Now, how effective is this type of spending is a very important policy question that the government should try to answer in a rigorous fashion. I even see the possibility for policy experiments (spending money on different types of marketing activities from TV/media ads to visits by Georgian artists and singers, to participation in trade exhibitions, etc.). One should try to capture any changes in exports and tourism as a result of these specific activities (and their different combinations).
That said, I would like to refer our readers to two older blog articles by Jacques Fleury which provide a detailed treatment of the Georgian government policy options and a very interesting discussion of how new wine countries such as Australia, Chile and Argentina, have dealt with the same challenge of establishing their reputation in the global markets. As he explains, the government should never try to do it alone. It should work TOGETHER with the private sector. It should use modest public funds as a means of coordinating among private sector actors and solicit their contributions -- financial resources and knowhow.

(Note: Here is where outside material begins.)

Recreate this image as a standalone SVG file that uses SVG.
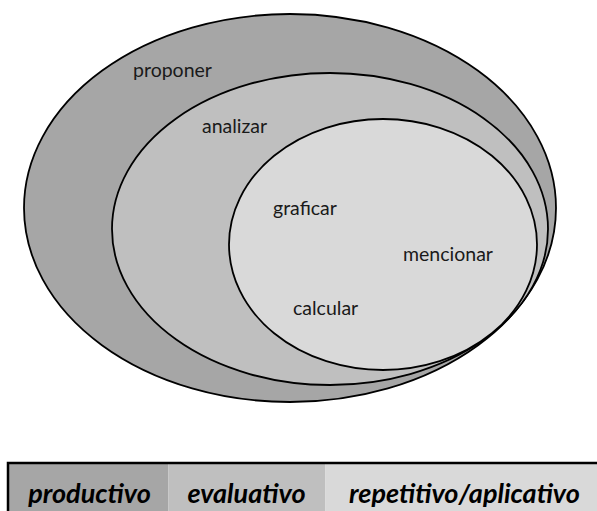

Part 1: http://www.iset-pi.ge/index.php/en/iset-economist-blog-2/entry/georgian-wine-industry-recent-past-and-the-way-forward
Part 2: http://www.iset-pi.ge/index.php/en/iset-economist-blog-2/entry/the-georgian-wine-industry-recent-past-and-the-way-forward
I think Japanese-style “one village-one-product” (OVOP) approach is quite interesting and since it was initiated by the head of Japanese town’s cooperative, one can consider cooperatives as one of possible engines to develop this approach (given current cooperative movement in Georgia). However, local governance plays an important role here. Georgian government developed municipal information centers and local government has some decision-making power, but more work has to be done in order to strengthen local government of regions.
Georgia's current wine export promotion efforts are rather complicated, with substantial duplication of effort. SAMTREST, the Georgian Wine Association, and the Ministries of Economy, Agriculture and Foreign Affairs all have wine export promotion activities. Unless carefully co-ordinated, turf wars can arise.
The Georgian Ministry of Agriculture has been examining the New Zealand model of wine export promotion funding for at least the past 5 years. New Zealand's wine exports have shown very strong growth over the past two decades, now recognised as some of the world's best cool climate wines. New Zealand has a strong industry-based focus to its export promotion efforts. By law, a levy on all wine produced is collected from wineries and a levy on all wine grape purchased is collected at the point of sale (at winery gate), which then supports the activities of New Zealand Winegrowers, namely export promotion and R&D.
http://www.nzwine.com/about-nz-winegrowers/
Regardless of changes in government or state budgetary issues, the New Zealand industry has a stable funding base to support export promotions. The legislation for such levies is quite simple and can be seen here
http://www.legislation.govt.nz/regulation/public/2010/0460/latest/DLM3426201.html
http://www.legislation.govt.nz/regulation/public/2010/0191/latest/DLM3058427.html
If Georgia were to adopt this model, the Georgian Wine Association would be the logical beneficiary organisation. The Georgian Ministry of Finance would be the agency tasked with collecting the levy via the Revenue Service and passing proceeds onto the GWA. The Ministry of Finance should also be providing matching funding for export promotion, sourced from excise on Georgian sales of liquor, on a 5:1 State/Private basis initially, phased back to 1:1 over time as exports grow and the industry becomes more self-sufficient.